You get African women leaders who understand the value of inclusiveness and dynamism in their leadership as well as transformative leaders ready to bring about equity, equality, fairness and justice for all. This year, the global women movement marks two decades since the Beijing Platform for Action, but with a firm realisation that the narrative of women, especially in Africa, needs to be rewritten.
Why? For years, the active participation of African women in political, economic and social leadership has been challenged by the patriarchal structure that continues to burden Africa with massive corruption and impunity which fuel poverty, disease and civil wars.
Yet women and children bear the greatest brunt of the social ills. Conspicuously absent has been the inclusion of women in leadership perpetrated by cultural barriers, financial drawback and exclusion based on the public versus private domains.
Thus, a majority of women have found themselves locked out of driving the national agenda, decision and policy-making. In the recent years, however, African women have woken from the slumber. We are witnessing a generational shift with their movement unceasingly galvanising support to fan spirited campaigns to rewrite their narrative on governance.

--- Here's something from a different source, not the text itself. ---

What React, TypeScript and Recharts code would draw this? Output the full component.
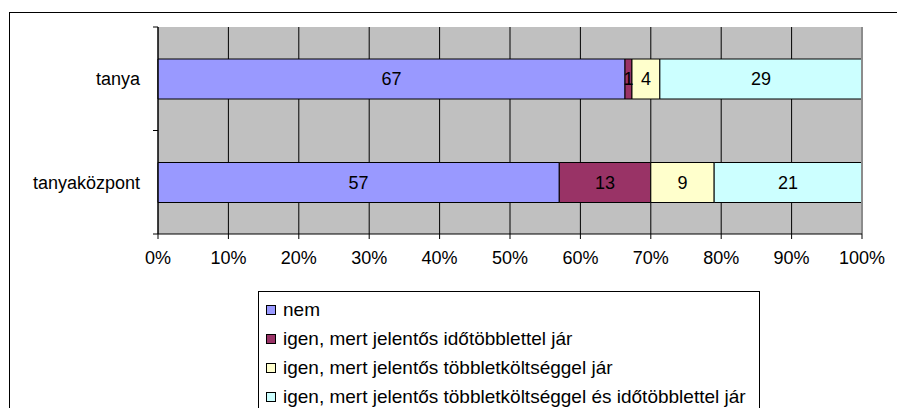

And as the African Women’s Leadership and Mentoring Initiative (AWLMI), facilitated by Urgent Action Fund – Africa (UAF-Africa) programme, concludes its second residency in Nairobi today, it is evident the African woman has been, and will continue, to position herself at the forefront of national dialogue and priorities to change views and impact on community, national and global issues, mentor others to tackle pertinent governance issues, as well as progressively create a pan-African movement of leaders for change in the continent.
The participants were drawn from Cameroon, Cote d’Ivoire, Kenya, Malawi and South Sudan and form the pioneer cohort of women leaders who will join the trendsetters in Africa to break the obstacles that hinder women integration in decision-making organs.
Advocacy, being one of the deeply explored tools of good governance, affirms that charismatic women, for instance the little-known Kenyan veteran freedom fighter Mary Ngunjiri, have what it takes to bring desired change.
There is, therefore, a generational mind shift on the power within women leaders and is a demonstration of just how crucial their contribution in Africa is, to spur development, influence decision-making, change laws and policies as well as influence the attitudes of citizens in pursuit of social justice.
And as the AWLMI participants reflected on their time investment in the last two weeks, there is a collective discovery that African woman has awoken. Let the words of Nelson Mandela never be lost to us: They can take everything from you, but your heart and mind, those you have to give.